8.5% of Kobe is copy & pasted code. And that is with the sensitivity dialed high, if we set the threshold to 3, which is what I commonly do, is goes up to 12.5%.

I think that 3 as threshold is very low. In my company we offer quality code analysis as a service, our default threshold for duplication is set to 20 and there is a lot of duplications. I can't imagine if we set it to 3, it would be impossible for our customer to even think about correction.

I understand Ayende's opinion about Kobe: it's an official sample and is marketed as “intended to guide you with the planning, architecting, and implementing of Web 2.0 applications and services.” so the expectation of quality is high.

But for your project what minimum threshold do you use for duplication?

Related question : How fanatically do you eliminate Code Duplication?

回答1:

Three is a good rule of thumb, but it depends. Refactoring to eliminate duplication often involves trading conceptual simplicity of the codebase and API for a smaller codebase that is more maintainable once someone does understand it. I generally evaluate things in this light.

At one extreme, if fixing the duplication makes the code more readable and adds little or nothing to the conceptual complexity of the code, then any duplication is unacceptable. An example of this would be whenever the duplicated code factors out neatly into a simple referentially transparent function that does something that's easy to explain and name.

When a more complex, heavyweight solution, such as metaprogramming, OO design patterns, etc. is necessary, I may allow 4 or 5 instances, especially if the duplicated snippet is small. In these cases I feel that the conceptual complexity of the solution makes the cure worse than the ill until there are really a lot of instances.

In the most extreme case, where the codebase I'm working with is a very rapidly evolving prototype and I don't know enough about what direction the project may evolve in to draw abstraction lines that are both reasonably simple and reasonably future-proof, I just give up. In a codebase like this, I think it's better to just focus on expediency and getting things done than good design, even if the same piece of code is duplicated 20 times. Often the parts of the prototype that are creating all that duplication are the ones that will be discarded relatively soon anyhow, and once you know what parts of the prototype will be kept, you can always refactor these. Without the additional constraints created by the parts that will be discarded, refactoring is often easier at this stage.



回答2:

I don't know what is a good 'metric' for it, but I would say the thing I usually strive for is

  • if you have the same code in two places, and
  • the code is the same by intent (rather than merely coincidentally the same)
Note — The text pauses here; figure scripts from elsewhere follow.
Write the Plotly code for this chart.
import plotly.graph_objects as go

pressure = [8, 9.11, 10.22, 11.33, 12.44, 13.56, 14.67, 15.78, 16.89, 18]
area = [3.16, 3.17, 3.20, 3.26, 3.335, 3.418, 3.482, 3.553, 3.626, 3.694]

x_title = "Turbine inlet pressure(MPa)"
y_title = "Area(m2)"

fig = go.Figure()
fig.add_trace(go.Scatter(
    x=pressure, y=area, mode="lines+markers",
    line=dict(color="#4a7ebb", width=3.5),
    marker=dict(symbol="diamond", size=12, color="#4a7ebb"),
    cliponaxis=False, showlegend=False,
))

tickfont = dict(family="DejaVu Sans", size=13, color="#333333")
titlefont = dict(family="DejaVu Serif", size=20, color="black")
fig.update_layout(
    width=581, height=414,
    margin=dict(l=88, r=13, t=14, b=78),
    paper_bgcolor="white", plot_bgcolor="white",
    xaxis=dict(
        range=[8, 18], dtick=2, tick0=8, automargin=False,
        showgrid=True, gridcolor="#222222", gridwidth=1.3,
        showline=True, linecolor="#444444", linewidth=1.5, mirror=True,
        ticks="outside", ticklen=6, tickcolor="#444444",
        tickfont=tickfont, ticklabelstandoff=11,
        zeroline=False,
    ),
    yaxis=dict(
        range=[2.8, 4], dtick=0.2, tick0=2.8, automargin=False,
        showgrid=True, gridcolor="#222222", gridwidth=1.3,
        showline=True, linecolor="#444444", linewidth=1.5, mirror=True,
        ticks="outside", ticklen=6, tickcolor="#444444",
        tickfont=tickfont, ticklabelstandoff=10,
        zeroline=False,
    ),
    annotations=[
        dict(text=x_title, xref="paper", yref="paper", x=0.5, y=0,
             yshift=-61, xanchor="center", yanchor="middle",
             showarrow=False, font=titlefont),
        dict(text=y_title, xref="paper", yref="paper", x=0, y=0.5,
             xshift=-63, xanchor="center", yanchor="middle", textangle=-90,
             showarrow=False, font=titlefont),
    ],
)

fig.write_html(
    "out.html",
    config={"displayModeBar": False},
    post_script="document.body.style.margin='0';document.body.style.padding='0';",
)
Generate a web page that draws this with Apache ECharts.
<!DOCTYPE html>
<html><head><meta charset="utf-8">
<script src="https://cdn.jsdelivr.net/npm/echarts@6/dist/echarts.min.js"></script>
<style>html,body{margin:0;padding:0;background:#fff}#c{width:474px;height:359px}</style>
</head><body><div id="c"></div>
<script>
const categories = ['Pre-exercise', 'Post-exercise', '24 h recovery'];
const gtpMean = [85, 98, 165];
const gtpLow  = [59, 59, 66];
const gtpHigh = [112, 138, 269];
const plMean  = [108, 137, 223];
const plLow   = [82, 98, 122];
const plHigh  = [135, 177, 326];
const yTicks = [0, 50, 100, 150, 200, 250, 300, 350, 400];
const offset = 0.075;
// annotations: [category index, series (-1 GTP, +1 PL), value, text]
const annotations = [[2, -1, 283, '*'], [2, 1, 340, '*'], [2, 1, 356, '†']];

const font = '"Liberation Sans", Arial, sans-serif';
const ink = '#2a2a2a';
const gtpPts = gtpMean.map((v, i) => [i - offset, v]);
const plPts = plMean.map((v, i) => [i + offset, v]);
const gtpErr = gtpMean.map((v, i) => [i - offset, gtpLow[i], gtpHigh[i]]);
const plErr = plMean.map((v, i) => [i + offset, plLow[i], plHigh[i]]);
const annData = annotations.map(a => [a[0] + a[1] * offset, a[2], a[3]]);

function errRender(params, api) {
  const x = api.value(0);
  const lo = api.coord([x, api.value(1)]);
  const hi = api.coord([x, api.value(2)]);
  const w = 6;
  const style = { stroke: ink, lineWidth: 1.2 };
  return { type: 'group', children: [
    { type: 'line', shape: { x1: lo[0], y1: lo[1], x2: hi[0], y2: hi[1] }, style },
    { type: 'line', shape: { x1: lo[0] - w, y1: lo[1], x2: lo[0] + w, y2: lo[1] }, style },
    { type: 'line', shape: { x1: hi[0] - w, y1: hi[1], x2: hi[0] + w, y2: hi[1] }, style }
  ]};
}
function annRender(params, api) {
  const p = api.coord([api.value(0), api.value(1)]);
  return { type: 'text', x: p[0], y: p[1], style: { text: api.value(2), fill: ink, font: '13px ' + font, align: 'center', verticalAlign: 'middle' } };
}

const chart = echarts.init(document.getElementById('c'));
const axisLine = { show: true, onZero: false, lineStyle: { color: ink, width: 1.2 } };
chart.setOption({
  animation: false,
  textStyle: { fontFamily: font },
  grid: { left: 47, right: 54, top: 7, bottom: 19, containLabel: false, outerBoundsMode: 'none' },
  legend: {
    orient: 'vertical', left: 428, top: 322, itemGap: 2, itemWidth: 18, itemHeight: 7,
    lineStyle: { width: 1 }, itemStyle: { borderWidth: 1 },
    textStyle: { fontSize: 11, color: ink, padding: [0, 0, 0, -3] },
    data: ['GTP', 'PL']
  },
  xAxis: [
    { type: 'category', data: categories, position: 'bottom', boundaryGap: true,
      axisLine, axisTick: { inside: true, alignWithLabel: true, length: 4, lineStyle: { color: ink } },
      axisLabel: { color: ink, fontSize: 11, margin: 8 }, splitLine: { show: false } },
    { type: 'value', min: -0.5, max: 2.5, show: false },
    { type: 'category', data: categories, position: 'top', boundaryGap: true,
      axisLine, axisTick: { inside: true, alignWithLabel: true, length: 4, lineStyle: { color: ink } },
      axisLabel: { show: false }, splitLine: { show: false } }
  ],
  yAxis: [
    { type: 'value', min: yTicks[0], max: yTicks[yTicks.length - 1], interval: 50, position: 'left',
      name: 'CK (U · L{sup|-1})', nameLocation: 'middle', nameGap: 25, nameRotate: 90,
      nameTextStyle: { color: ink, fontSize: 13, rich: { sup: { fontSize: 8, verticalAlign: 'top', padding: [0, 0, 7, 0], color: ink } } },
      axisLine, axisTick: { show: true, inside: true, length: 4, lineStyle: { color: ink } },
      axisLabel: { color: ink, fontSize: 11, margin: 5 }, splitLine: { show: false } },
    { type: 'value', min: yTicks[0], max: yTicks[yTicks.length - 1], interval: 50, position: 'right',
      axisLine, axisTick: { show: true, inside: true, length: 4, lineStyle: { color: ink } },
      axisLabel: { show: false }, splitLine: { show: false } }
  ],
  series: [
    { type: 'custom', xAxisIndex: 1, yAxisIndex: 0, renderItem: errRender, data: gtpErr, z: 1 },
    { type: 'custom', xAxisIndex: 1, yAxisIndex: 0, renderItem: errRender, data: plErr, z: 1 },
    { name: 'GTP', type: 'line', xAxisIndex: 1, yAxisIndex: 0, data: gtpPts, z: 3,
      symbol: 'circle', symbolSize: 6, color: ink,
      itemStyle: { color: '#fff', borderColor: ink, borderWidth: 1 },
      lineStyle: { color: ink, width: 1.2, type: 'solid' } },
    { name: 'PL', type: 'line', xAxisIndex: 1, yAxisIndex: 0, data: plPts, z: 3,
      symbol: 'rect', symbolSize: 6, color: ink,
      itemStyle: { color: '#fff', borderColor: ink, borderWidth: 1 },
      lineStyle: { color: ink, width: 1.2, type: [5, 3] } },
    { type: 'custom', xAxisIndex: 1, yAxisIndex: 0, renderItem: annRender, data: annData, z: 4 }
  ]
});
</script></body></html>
then refactor to get rid of the duplication. All duplication is bad. I'll rarely let code be in two places, and at three, it definitely has to go.



回答3:

I'm personally pretty fanatic about it. I try to design my projects to avoid code duplication. I do have the goal to get the threshold in the lower single digits, if I can't get there it means my design is not well enough and I need to go back to the drawing board or refactor.



回答4:

Depends on the programming language. (The "Clone Detective" guy seems to recognize this: "programming language constraints" is one of the boxes in his first presentation.)

In a Lisp program, any duplicate expression is easily subject to refactoring -- I guess you'd call that threshold 2. Everything is comprised of expressions, and there are macros to translate expressions, so there's rarely an excuse for duplicating anything even once. (About the only thing I can think of which would be hard to extract would be something like LOOP clauses, and in fact many people advocate avoiding LOOP for just that reason.)

In many other languages, programs consist of classes which have methods which have statements, so it's harder to just pull out an expression and use it in two different files. Often it means changing the structure of the thing as you extract it. Often there's also a requirement of type safety, which can be limiting (unless you want to write a whole lot of reflection code all the time to escape it, but if you do, you shouldn't be using a static language). If I made my current statically-typed program perfectly DRY, it would be neither shorter nor easier to maintain.

I guess the upshot of this is that what we really want is "easy to maintain". Sometimes, in some languages, that means "just put a comment here that says what you copied and why". DRY is a good indicator of maintainable code. If you're repeating a lot, that's not a good sign. But chasing any single statistic also tends to be bad -- otherwise, we'd solve all our problems by simply optimizing for that.



回答5:

I think we need to combine

  • Number of lines that is duplicate
  • Number of times duplicate has been copied
  • How “close” are the duplicates to each other
    e.g if there are in different products that just happen to be in the same source code control system, it is very different then if they are in the same method.
  • Time since any of the methods that contain the duplicate code have been changed.

So as to get a good trade-off between cost/benefit of removing the duplicates.



回答6:

Our CloneDR finds duplicate code, both exact copies and near-misses, across large source systems, parameterized by langauge syntax. It supports Java, C#, COBOL, C++, PHP and many other languages.

It accepts a number of parameters to define "What is a clone?", including: a) Similarilty threshold, controlling how similar two blocks of code must be to be declaraed clones (typically 95% is good) b) number of lines minimum clone size (3 tends to be a good choice) c) number of parameters (distinct changes to the text; 5 tends to be a good choice) With these settings, it tends to find 10-15% redundant code in virtually everything it processes.